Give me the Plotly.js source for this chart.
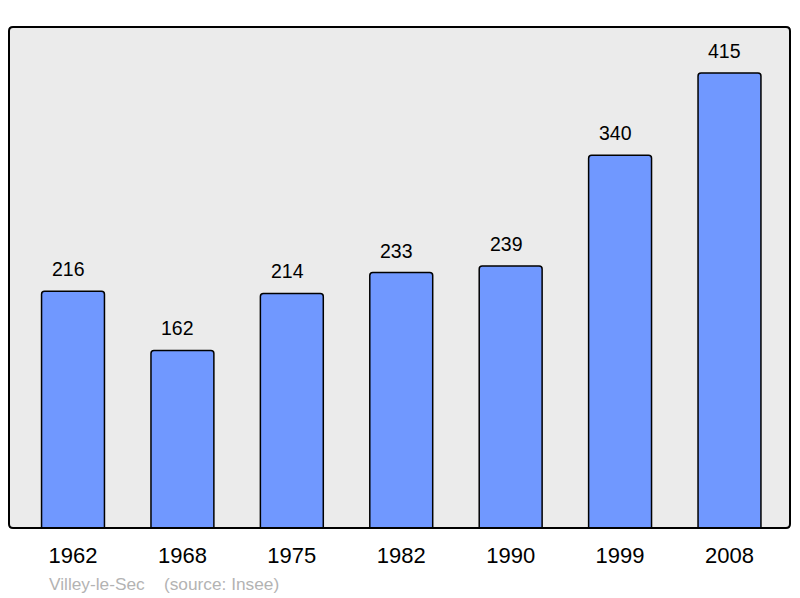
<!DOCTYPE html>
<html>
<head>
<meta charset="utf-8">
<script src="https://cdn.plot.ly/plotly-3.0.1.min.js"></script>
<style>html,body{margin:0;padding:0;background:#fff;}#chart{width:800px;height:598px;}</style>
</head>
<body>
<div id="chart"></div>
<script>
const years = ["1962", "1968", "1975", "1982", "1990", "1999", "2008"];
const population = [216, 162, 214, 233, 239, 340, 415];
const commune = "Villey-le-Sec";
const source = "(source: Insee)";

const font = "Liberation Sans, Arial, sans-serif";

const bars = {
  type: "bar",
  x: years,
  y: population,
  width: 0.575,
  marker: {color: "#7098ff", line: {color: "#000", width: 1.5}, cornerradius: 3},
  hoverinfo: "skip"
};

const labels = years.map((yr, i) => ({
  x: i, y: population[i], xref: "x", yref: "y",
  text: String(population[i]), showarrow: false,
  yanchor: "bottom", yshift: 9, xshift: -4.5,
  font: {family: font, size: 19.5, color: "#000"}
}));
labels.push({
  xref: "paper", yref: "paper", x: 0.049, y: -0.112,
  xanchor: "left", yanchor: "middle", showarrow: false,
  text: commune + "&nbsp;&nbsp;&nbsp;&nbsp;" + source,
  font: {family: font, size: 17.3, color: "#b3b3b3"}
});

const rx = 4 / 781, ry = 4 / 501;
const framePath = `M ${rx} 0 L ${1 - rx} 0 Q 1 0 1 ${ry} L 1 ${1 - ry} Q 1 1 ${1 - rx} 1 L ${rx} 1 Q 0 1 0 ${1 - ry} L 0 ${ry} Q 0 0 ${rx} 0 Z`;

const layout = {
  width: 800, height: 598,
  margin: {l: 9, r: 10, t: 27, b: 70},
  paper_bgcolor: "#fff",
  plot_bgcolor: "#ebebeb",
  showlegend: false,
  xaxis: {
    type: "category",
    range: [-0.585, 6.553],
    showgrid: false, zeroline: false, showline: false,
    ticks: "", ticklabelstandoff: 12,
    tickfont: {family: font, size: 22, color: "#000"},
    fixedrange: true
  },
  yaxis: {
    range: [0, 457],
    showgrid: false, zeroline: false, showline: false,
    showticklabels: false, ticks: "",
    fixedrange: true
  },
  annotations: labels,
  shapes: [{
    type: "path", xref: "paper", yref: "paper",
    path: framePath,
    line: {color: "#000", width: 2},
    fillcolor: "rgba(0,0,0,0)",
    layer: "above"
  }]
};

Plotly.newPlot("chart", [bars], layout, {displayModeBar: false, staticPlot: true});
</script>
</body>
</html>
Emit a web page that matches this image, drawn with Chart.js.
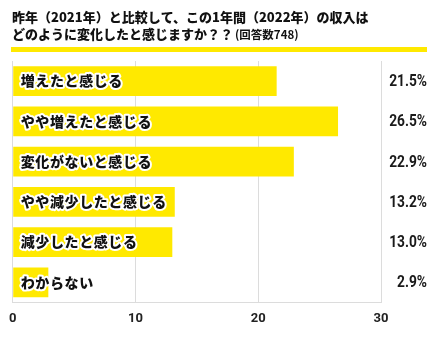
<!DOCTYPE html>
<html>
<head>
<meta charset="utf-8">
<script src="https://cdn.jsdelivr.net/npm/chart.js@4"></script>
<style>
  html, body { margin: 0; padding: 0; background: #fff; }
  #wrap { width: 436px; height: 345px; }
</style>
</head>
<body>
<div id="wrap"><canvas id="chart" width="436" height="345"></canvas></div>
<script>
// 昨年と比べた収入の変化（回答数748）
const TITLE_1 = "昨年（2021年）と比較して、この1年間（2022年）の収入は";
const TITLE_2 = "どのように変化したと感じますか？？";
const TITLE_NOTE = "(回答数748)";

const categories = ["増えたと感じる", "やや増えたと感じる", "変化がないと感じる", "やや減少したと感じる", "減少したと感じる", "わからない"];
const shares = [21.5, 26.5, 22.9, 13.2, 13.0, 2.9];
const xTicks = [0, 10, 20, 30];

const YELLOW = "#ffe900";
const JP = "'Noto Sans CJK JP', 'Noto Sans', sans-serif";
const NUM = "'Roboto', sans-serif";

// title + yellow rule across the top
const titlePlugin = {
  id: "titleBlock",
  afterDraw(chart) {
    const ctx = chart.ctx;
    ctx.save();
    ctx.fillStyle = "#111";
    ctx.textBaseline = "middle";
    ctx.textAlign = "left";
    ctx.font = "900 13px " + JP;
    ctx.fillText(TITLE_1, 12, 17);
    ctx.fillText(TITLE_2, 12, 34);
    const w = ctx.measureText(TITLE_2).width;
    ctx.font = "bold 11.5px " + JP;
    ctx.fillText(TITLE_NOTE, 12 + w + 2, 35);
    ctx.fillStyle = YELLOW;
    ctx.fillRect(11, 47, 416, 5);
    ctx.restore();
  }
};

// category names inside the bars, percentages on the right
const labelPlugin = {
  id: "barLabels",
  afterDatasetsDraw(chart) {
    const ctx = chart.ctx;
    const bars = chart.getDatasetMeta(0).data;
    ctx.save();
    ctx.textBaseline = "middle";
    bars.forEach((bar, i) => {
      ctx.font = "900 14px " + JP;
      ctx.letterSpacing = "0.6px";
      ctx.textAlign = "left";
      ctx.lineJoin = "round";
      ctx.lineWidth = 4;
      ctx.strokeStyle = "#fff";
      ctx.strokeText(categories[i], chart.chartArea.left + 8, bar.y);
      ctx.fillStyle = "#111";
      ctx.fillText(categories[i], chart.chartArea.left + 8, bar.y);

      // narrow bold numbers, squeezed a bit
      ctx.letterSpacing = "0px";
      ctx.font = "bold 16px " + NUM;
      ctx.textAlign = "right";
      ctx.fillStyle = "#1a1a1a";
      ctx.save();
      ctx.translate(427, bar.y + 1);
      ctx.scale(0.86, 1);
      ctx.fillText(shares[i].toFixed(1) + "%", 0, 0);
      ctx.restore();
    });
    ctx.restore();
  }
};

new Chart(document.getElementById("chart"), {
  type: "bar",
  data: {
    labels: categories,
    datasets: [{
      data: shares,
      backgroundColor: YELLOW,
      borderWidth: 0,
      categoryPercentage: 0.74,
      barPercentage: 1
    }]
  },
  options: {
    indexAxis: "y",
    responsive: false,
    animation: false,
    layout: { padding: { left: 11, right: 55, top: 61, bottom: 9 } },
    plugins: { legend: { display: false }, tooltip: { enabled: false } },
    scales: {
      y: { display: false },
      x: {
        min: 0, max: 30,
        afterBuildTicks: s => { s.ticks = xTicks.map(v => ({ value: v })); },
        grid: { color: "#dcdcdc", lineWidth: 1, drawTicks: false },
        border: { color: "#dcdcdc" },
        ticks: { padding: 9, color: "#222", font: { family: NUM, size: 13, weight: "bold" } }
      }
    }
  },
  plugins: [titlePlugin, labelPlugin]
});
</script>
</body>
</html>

__________________________________________________

Tell how many lines of the data above hold the string "source". Give only the number.

**Expected output**:
3